Google has done the best job of trading value for data by offering Google Analytics. Still, webmasters are learning that all the fancy UI controls have finite value (mostly bundled into the convenience factor). As the market prices user data, Google will clearly have to keep adding value. I like that.

Of course Google knows this... hence knol and other research into hosting content on Google.

February 4, 2009 - 4:12am

Funny to see this here today as I was just thinking of this topic after chatting with some data mining folks today.

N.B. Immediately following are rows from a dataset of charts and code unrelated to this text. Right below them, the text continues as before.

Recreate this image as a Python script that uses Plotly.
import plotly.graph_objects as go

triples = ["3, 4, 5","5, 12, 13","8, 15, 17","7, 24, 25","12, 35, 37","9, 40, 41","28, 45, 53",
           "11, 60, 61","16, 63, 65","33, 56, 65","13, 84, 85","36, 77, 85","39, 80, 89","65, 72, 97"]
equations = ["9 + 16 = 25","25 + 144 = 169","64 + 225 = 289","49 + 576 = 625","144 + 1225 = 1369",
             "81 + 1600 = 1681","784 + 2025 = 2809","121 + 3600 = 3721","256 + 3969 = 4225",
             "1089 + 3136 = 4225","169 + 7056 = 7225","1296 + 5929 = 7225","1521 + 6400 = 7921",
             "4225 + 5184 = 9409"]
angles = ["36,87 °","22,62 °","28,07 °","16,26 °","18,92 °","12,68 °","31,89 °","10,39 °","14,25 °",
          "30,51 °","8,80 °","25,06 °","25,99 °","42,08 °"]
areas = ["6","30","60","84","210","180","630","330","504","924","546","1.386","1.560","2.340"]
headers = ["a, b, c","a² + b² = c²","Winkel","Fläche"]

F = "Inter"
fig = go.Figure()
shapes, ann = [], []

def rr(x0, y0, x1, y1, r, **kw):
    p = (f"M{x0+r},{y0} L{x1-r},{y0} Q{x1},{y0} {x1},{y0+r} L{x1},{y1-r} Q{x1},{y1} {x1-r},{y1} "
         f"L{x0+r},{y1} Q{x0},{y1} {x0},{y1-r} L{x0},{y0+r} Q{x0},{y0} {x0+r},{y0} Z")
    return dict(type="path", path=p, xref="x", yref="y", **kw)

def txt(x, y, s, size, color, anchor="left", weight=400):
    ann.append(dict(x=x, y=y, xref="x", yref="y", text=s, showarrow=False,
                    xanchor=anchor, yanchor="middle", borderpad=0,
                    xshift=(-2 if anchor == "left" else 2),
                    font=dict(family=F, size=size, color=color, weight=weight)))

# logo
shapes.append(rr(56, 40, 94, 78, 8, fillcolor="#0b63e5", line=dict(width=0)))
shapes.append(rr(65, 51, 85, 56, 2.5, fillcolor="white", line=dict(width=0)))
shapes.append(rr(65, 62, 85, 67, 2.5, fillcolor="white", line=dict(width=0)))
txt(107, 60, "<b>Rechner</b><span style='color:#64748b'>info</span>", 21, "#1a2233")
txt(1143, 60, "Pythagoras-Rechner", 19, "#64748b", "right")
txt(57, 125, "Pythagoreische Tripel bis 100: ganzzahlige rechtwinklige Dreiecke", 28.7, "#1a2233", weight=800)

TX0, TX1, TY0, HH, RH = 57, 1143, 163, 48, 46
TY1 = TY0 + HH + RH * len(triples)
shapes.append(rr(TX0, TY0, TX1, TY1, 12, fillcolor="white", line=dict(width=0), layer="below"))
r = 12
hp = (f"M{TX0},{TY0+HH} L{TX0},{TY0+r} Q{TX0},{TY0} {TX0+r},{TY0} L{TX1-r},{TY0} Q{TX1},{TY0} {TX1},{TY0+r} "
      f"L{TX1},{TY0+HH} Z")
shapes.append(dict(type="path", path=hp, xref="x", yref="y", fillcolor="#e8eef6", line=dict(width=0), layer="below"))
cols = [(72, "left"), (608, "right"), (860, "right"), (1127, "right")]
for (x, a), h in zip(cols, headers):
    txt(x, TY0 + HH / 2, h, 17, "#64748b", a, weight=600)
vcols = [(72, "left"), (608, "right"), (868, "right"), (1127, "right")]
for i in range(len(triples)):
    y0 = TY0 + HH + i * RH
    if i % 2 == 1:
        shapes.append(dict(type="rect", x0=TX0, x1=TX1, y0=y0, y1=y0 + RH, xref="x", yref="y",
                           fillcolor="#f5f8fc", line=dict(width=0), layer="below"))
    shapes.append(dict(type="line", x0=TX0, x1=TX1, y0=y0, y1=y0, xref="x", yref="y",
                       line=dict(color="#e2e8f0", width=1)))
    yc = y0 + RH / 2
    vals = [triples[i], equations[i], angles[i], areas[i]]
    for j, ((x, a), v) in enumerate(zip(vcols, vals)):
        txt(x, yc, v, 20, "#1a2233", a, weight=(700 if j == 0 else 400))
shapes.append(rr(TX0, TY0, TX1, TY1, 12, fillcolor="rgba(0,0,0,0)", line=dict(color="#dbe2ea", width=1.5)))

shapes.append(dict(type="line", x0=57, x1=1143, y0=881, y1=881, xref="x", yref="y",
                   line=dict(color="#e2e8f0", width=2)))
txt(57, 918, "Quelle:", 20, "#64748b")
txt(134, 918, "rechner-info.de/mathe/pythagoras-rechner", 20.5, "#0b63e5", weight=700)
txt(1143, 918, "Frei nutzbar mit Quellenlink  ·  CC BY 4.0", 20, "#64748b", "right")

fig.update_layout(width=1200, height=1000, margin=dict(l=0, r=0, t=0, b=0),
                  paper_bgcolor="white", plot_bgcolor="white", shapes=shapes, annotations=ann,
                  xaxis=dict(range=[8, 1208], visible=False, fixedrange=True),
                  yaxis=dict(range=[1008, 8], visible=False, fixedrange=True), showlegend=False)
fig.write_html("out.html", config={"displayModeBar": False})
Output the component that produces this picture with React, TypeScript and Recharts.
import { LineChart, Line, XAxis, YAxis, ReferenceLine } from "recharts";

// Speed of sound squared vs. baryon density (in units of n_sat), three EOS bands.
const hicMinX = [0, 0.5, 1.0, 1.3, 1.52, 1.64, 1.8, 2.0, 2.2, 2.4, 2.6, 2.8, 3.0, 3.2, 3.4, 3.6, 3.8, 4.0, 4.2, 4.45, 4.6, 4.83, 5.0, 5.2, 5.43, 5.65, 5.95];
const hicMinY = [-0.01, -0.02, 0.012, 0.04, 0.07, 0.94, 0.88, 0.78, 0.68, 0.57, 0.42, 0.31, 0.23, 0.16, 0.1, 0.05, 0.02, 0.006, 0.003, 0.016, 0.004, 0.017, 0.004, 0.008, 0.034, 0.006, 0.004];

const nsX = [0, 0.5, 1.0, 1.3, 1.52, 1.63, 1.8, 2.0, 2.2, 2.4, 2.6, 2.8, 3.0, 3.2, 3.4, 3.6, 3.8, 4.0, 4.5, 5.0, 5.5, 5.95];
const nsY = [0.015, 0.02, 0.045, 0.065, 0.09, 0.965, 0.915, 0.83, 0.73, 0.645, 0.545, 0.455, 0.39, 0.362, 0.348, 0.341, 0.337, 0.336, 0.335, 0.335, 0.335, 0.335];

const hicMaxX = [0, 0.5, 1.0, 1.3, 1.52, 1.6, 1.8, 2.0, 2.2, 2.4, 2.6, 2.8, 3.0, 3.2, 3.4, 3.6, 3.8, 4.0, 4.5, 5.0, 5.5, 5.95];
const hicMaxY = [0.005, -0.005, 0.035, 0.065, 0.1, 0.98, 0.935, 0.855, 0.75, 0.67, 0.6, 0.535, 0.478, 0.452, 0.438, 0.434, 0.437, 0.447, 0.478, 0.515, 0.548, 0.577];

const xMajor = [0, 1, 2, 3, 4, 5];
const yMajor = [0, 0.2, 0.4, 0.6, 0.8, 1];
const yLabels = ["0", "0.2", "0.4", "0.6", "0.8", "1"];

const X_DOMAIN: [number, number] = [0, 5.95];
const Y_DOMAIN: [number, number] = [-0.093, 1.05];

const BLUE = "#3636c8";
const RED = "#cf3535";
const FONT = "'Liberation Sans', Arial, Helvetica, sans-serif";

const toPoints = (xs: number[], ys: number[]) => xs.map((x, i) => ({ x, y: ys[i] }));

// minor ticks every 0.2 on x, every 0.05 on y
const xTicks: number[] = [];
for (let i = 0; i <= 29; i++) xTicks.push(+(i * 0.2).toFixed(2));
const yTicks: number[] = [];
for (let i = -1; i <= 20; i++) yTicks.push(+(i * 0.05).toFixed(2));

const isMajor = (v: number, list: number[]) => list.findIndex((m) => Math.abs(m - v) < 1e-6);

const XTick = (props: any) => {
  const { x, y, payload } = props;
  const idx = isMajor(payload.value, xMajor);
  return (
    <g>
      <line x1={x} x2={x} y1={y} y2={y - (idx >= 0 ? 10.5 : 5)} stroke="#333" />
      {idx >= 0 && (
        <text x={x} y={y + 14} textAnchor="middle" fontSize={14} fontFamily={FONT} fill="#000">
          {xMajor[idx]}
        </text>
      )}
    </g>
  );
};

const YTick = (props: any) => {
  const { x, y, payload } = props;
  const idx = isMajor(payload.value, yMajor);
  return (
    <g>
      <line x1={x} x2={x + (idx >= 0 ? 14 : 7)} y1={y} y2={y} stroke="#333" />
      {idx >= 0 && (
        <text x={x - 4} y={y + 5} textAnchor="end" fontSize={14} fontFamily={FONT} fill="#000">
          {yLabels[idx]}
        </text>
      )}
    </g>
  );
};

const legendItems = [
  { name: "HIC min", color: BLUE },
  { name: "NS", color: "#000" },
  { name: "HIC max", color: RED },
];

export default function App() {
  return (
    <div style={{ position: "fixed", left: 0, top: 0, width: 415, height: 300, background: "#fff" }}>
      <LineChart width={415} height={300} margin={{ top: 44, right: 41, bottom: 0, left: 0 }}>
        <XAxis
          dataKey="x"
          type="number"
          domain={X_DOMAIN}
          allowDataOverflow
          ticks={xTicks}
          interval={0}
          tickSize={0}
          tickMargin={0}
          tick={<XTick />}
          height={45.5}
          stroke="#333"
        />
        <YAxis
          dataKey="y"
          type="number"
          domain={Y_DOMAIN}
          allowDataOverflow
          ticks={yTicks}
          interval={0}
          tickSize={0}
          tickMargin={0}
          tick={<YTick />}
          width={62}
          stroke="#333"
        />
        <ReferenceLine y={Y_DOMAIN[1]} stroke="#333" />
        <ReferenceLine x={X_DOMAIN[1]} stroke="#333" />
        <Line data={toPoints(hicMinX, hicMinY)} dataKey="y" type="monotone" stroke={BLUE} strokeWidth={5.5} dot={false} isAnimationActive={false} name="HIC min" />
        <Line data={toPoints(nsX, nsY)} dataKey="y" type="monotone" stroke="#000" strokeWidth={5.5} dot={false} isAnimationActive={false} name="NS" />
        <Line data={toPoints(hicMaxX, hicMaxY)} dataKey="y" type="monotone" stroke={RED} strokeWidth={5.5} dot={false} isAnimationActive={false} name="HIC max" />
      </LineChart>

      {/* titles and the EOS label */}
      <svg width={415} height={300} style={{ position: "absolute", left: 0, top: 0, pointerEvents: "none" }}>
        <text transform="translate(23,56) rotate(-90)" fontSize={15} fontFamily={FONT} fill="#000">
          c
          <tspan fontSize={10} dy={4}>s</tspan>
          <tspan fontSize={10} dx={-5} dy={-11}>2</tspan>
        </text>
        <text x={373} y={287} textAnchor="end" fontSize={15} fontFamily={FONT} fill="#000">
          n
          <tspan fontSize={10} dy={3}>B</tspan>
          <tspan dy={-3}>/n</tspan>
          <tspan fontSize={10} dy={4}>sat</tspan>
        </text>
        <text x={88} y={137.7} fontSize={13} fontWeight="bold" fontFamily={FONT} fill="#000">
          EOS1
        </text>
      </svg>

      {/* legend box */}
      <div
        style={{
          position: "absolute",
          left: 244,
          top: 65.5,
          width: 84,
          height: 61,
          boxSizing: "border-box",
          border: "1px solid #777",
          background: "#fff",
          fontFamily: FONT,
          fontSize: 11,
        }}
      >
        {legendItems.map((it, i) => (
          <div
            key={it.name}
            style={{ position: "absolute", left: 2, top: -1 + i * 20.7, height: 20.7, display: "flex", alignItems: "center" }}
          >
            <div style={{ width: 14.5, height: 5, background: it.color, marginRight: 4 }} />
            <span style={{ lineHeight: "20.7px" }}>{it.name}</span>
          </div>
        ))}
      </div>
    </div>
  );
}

It occurred to me that the response to the trend towards data commodification would be people bringing friction into the process. I envisioned folks creating scripts to make scraping their sites uneconomical (e.g. some kind of bot trap that used a lot of the scraper's server resources), but here we have two other approaches that are more clever.

Which goes back to my earlier post on data commodification and suggested takeaways - people building businesses around data treatment, verification and related value-adds will likely see a lot of growth here. I think Compete are moving in that direction and I wouldn't be surprised to see Spyfu upsell folks on an data consulting service.

Update: It appears the IT field/data warehousing business already sells data quality software and services. How long till that reaches the mktg dep't?

February 4, 2009 - 11:46am

I think selling data is getting harder and harder though...Google and Microsoft are giving away a lot for free, and SEM Rush is an AMAZING service at the current pricepoint.

February 4, 2009 - 4:46pm

What are they thinking? They are not that great at search to begin with, so they should tone down their ego a bit. I'm in the process of writing a book titled "1,001 things I HATE about Google" and this is going to top the list.

for a company whose motto is "don't be evil", Google sure is BAD.